# [Supplied data]
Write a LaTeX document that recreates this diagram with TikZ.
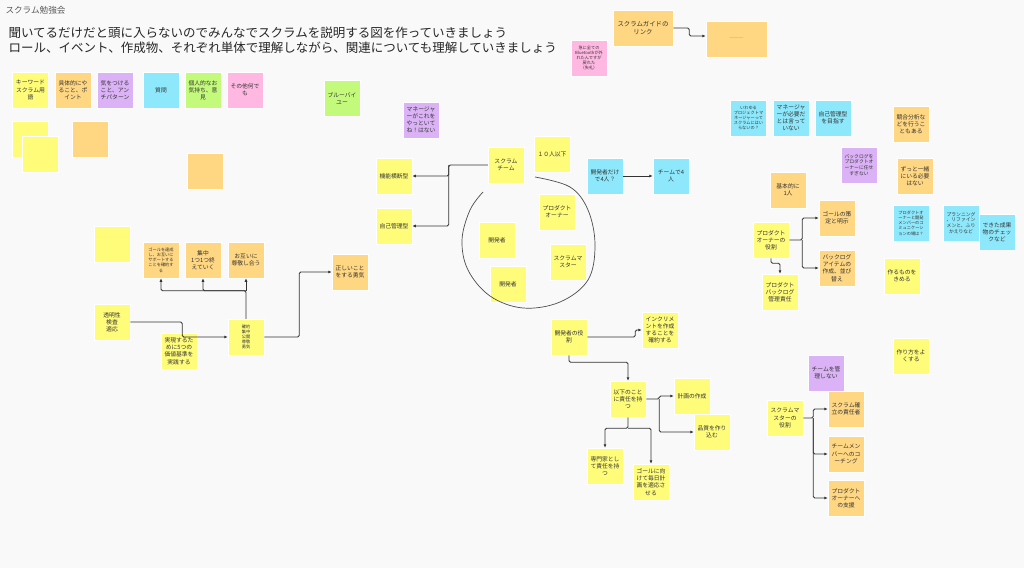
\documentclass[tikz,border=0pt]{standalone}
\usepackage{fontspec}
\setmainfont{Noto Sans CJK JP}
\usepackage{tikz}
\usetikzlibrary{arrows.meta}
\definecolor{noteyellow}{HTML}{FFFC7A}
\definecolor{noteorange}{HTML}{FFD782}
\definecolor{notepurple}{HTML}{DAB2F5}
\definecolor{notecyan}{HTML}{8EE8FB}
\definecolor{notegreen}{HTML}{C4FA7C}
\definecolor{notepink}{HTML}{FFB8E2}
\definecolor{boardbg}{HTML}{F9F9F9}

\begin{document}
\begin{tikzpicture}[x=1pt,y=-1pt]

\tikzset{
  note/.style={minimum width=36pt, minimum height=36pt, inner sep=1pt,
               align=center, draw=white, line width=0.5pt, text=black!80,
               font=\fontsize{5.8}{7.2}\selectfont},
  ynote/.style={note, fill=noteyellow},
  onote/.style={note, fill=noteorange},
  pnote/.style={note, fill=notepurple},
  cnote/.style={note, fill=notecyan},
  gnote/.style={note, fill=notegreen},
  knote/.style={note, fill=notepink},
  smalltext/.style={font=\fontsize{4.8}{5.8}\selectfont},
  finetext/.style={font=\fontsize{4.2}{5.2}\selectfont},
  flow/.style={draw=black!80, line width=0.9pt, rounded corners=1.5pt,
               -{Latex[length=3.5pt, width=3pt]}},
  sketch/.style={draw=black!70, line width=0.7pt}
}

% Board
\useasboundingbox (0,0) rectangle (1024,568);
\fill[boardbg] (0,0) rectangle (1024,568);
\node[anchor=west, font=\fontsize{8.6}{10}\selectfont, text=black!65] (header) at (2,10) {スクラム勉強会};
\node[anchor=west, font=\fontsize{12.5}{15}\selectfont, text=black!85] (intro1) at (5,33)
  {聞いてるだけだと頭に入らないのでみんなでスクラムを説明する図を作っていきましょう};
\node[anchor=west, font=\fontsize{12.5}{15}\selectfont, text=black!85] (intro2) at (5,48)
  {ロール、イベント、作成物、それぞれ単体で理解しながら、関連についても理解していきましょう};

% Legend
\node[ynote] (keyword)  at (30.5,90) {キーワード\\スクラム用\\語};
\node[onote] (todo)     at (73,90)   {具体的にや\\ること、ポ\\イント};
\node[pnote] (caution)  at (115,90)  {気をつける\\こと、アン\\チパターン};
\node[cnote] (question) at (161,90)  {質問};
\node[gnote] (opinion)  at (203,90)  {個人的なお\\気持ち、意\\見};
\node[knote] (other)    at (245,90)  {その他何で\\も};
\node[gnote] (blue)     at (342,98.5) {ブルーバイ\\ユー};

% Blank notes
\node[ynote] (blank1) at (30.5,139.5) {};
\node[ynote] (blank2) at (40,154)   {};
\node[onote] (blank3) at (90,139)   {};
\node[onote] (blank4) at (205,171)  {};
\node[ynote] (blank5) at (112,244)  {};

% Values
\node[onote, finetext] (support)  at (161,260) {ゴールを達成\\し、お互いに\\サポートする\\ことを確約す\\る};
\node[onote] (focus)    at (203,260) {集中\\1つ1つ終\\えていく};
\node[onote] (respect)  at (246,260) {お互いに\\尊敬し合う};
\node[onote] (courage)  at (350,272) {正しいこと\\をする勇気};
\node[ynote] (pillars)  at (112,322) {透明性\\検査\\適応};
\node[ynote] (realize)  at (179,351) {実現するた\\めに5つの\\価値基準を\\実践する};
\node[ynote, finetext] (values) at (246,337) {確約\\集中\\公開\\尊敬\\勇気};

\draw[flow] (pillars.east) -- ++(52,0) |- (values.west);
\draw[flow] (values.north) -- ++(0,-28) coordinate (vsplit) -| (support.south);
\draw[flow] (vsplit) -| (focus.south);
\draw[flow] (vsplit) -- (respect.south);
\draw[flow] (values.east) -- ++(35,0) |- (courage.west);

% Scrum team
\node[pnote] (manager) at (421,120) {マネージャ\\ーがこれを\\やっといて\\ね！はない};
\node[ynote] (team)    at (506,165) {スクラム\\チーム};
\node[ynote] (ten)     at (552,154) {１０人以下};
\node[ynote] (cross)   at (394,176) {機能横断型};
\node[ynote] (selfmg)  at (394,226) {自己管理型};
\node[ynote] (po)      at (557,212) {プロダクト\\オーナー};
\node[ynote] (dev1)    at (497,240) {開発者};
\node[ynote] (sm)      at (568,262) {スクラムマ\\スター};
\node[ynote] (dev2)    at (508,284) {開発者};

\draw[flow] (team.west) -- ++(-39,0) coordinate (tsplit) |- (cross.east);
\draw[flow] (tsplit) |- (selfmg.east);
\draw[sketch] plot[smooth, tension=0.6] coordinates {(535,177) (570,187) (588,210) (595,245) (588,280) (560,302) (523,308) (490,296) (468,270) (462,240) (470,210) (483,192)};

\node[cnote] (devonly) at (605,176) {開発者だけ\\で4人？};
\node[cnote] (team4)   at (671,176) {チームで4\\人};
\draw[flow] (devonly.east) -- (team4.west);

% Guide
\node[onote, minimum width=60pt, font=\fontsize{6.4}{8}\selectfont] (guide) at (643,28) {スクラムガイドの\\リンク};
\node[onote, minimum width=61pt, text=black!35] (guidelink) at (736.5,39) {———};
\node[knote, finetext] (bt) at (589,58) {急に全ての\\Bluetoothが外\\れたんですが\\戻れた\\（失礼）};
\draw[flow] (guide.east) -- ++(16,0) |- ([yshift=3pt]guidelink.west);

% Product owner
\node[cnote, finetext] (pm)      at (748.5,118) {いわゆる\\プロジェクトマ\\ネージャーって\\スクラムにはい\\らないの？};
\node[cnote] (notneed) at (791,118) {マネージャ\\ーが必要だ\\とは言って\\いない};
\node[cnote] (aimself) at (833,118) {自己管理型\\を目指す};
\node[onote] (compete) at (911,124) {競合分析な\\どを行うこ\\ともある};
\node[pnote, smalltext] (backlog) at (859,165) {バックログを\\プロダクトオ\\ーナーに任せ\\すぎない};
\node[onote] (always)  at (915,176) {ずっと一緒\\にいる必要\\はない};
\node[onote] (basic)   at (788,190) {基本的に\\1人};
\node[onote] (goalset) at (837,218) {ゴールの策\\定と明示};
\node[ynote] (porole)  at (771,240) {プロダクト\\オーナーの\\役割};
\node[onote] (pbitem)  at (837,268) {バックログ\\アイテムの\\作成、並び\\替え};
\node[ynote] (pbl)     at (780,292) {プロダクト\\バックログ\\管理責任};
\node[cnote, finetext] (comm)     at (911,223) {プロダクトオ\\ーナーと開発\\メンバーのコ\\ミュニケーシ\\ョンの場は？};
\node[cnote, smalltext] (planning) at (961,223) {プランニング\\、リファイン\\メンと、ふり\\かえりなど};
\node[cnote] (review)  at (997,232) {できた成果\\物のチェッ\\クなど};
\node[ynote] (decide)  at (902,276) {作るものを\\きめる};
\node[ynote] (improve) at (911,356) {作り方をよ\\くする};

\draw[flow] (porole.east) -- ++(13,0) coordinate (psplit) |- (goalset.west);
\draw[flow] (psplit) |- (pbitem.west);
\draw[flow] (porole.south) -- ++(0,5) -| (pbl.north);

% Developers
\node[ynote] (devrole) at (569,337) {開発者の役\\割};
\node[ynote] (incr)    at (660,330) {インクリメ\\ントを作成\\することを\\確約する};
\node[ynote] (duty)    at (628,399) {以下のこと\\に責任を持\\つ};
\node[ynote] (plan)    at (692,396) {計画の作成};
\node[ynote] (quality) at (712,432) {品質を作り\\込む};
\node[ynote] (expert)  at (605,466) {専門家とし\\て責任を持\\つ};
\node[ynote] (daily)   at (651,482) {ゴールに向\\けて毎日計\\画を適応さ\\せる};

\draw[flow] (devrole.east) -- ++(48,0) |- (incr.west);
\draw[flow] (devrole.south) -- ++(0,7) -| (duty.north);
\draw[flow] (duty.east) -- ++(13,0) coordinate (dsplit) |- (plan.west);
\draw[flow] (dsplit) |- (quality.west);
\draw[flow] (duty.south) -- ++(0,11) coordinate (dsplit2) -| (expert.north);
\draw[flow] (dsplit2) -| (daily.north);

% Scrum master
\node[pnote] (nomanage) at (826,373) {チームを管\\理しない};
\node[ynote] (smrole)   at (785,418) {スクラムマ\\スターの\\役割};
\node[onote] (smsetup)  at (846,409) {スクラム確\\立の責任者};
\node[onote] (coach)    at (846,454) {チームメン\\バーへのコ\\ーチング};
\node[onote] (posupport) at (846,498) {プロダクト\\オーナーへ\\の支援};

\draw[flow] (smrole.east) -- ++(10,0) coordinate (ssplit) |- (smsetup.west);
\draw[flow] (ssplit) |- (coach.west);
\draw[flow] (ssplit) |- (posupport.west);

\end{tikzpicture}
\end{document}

...

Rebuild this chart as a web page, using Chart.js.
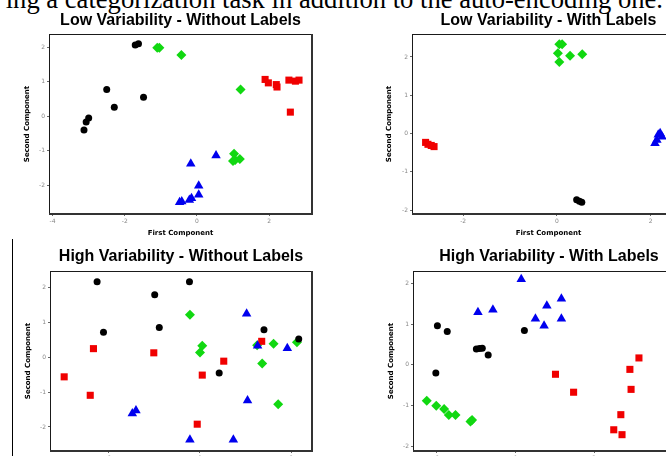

# [Description of the task]
Using the listing, copy every line where the word "this" shows up.

# [Written answer]
Write a LaTeX document that recreates this diagram with TikZ.
Rebuild this chart as a web page, using Chart.js.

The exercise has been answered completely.